Dear Ted, when I first received Trained to Kill as the book review editor, I immediately considered assigning the book to myself. My second thought, almost as immediate as my first, was that I couldn't do that. How, I asked myself, could I write an objective review of a posthumously published book written by a psychiatrist who had been my supervisor during my residency at Beth Israel Hospital in Boston and whom I held in high regard? On the other hand, who would I trust with a former mentor's last professional contribution? My hesitation was not lengthy because I thought if you and I were in a position to have a conversation about my quandary, you would have told me to go ahead and do the review and to do so in an honest, straightforward fashion. And hence, I have done the review and hope that I have lived up to what would have been your expectations.
Ted, Trained to Kill is a lyrical book about soldiers at war. Although it might sound oxymoronic to put lyrical and war in the same phrase, the sensitivity and empathy you show to the Vietnam veterans who are the subject of this book is so compelling—and the pain you shared with them so evident—that any reader will experience no paradox in making his or her way through the pages of a kind and gentle book about soldiers at war.
The flow of Trained to Kill is sometimes choppy. Some might think, Ted, that this comes from the fact that a close friend, your wife, and your son—the first two psychiatrists, the last an attorney—had to complete the editing of your text after your death in October 2003. That certainly may contribute to this effect. But the book is written very much as you thought and taught: bursts of brilliance surrounded by verbal meanderings that always needed to be attended to carefully in order not to miss the next enlightened burst.
At a time when the world seems to have soldiers at war in so many areas, when people in the United States are exposed to news of death and destruction in Afghanistan and Iraq on an almost daily basis, when we intermittently hear of the devastation of attacks in Great Britain, India, Kashmir, and throughout the continent of Africa, when threats to world peace rise from cultures as disparate as North Korea, Israel, and Palestine, Trained to Kill is powerful and painful. Ted, you get inside soldiers as has rarely been done in print.
What is most remarkable about Trained to Kill is the explanation of how attached soldiers—particularly men, but even women—are to the acts of war themselves. The struggle to avoid being a "pussy," the achievement of manhood through trial and endurance, the transformation from boy to man through death and war, the process of military training to "wrest the soldier out of the civilian," the overcoming of a natural resistance to killing, the fact that past killing in war can be a pleasurable reminiscence, the notion that "taking a man with a knife is often experienced with sexual excitement," the thought that combat can be "the most intense high," the concept that soldiers have a "most inevitable drive toward vengeance," and the construct that freedom comes with release from "restriction on aggression" are all perspectives that you bring, Ted, to the reader by being the soldier's messenger. No author has quite done the same. It took a psychiatrist to sit with these men and women and listen without the expression of horror, without condemnation, and without judgment. This was done in a way that perhaps no one other than a psychiatrist could have done.
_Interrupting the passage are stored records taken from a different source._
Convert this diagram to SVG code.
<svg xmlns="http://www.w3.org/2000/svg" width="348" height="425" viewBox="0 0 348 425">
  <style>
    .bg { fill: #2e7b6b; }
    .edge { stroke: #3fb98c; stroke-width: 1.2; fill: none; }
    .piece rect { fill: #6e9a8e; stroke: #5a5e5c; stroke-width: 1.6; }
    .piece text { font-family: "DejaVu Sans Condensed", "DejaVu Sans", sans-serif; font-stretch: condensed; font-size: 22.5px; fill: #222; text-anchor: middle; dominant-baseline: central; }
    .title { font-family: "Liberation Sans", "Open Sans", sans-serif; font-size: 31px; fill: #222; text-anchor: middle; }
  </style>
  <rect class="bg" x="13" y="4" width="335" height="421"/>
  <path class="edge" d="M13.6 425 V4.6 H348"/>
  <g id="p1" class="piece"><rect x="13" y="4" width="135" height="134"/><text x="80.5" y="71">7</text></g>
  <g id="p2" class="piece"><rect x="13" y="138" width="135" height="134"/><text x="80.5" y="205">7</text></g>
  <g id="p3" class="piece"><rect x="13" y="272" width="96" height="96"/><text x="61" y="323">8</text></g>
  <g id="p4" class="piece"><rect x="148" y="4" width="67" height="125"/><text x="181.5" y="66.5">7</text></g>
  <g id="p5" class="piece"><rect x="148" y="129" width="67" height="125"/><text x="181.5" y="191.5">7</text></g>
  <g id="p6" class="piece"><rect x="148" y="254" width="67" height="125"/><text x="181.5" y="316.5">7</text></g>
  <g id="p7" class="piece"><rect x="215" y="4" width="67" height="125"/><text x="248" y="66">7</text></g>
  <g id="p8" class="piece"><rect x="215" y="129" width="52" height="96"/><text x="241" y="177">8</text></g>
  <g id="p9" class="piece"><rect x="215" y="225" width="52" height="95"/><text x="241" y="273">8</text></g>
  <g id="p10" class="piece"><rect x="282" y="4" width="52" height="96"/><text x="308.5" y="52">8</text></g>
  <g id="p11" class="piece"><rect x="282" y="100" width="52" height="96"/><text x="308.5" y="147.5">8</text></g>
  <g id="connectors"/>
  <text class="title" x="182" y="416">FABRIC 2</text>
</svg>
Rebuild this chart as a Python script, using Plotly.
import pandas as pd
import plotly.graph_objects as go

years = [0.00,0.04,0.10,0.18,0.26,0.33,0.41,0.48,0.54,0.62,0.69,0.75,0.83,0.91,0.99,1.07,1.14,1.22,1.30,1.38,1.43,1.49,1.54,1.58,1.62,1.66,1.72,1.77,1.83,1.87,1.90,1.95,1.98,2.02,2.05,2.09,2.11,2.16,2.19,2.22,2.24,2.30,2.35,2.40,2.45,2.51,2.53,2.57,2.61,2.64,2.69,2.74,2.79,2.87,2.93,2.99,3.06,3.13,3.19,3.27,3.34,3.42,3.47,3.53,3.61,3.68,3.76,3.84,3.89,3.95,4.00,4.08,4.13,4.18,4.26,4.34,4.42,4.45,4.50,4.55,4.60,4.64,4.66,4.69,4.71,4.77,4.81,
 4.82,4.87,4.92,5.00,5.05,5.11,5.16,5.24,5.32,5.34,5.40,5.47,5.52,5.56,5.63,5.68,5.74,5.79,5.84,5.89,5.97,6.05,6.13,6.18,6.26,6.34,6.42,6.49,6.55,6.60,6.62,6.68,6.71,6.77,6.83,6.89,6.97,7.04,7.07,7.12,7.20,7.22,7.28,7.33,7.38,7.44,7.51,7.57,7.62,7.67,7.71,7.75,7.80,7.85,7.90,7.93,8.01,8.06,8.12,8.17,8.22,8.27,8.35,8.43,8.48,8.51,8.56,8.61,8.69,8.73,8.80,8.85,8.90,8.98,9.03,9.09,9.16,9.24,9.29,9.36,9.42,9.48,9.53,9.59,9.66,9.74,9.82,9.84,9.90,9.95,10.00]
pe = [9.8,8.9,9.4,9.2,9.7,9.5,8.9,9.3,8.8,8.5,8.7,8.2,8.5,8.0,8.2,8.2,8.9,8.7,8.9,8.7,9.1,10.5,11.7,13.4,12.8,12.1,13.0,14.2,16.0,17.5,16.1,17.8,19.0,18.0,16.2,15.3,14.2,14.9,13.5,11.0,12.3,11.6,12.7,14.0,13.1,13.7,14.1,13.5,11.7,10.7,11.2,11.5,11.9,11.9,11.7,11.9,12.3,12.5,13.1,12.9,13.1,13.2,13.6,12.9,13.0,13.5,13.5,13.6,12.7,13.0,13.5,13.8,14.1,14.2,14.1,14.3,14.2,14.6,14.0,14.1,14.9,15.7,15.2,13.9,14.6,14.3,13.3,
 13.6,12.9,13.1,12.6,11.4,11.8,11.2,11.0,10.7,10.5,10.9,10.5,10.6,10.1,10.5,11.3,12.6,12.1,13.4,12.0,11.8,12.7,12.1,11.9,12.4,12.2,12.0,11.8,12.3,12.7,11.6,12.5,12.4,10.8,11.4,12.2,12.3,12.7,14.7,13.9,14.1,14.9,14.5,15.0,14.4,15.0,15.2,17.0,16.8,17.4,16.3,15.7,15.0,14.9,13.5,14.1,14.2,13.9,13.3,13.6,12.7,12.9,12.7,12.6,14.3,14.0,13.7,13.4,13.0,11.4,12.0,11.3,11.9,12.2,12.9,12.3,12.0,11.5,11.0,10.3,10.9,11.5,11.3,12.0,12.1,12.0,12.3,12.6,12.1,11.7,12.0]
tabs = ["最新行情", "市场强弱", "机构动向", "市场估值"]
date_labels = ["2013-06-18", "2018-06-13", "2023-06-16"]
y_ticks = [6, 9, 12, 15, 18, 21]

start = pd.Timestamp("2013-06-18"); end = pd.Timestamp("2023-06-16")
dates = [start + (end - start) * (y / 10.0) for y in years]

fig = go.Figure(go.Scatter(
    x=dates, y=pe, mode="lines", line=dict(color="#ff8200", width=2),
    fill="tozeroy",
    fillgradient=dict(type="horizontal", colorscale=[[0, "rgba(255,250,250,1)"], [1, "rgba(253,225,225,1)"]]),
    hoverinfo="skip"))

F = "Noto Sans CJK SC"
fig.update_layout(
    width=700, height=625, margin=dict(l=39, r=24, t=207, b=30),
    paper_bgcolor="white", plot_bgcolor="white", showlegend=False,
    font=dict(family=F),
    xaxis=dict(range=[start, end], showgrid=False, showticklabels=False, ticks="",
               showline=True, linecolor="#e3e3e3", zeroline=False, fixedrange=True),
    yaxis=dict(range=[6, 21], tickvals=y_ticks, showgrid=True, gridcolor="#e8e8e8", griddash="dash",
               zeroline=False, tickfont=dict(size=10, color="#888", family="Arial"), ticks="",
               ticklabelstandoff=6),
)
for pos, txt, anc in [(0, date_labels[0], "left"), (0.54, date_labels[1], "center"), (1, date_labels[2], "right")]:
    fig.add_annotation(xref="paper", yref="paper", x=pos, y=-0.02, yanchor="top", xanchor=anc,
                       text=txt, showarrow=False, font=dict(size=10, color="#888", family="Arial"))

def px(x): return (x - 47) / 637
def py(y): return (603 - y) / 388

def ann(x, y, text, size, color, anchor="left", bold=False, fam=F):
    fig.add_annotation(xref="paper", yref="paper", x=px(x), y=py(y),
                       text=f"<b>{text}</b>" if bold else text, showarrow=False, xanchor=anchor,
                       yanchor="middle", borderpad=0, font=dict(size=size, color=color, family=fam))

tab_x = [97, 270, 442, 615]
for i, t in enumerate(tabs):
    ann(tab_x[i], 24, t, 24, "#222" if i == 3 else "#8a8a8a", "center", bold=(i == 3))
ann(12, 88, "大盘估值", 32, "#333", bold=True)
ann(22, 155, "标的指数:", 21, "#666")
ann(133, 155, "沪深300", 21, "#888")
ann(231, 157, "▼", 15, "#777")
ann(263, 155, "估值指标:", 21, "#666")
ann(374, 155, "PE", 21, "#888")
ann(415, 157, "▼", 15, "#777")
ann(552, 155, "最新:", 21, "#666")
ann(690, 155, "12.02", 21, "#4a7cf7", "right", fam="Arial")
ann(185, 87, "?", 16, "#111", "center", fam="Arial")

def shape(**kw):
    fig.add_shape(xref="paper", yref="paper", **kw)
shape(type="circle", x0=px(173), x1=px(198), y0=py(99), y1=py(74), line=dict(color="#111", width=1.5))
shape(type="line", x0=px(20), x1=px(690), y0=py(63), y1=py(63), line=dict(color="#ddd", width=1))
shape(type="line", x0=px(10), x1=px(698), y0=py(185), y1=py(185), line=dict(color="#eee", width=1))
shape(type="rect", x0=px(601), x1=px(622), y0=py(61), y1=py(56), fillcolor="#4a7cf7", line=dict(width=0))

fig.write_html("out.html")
For it took not only the understanding of these former soldiers' psyches but also an understanding of their physical injuries and scars.
You tell us, Ted, that "War is inherently traumatic because it dehumanizes its participants." You explain this throughout the pages of Trained to Kill . It is unfortunate that those who make decisions about going to war or not ending war have not yet read your book. They may well be familiar with a Vietnam slogan you quote, "Yea, though I walk in the shadow of the valley of death, I fear no evil because I am the meanest motherfucker in the valley." Unfortunately, it would appear that too many in authority fail to understand exactly what this slogan may mean or the costs to the individuals who endorse it.
Many other lessons are in Trained to Kill . An interesting one is that for young soldiers the bonds they develop in training, and then in combat, may be the closest relationships they ever have, both before their experience as a soldier and after. Trained to Kill is derived from your experiences, Ted, with psychiatric patients at the Boston Veteran's Administration Hospital. Perhaps they are not a representative group. Maybe others have done better with their relationships after their Vietnam experience, but there is no doubt, as you have indicated, that war is mentally damaging.
No professional or paraprofessional group currently delivers care and treatment to individuals with mental illness who would not benefit from reading Trained to Kill . On one level it is about psychiatrically impaired Vietnam veterans; at another level it is about fundamental relationships, how they form, what they depend on, and how they can be perverted. Trained to Kill provides a developmental perspective on how boys become men who kill, with a coda on how girls become women who do the same. Trained to Kill sheds light on violence perpetrated by individuals who have never been soldiers, such as individuals with chronic mental illness disinhibited by substances and alcohol. The book also considers individuals who might otherwise have difficulty with relationships by highlighting the powerful bonding power of mutually endorsed destruction. Although the subject of terrorism is never specifically addressed, Trained to Kill sheds substantial light on terrorist groups. This book does for the fighting forces what Irving Goffman's Asylum did for psychiatric institutions. It prods us to educate ourselves in new ways and to use that education to fundamentally alter centuries-old institutions.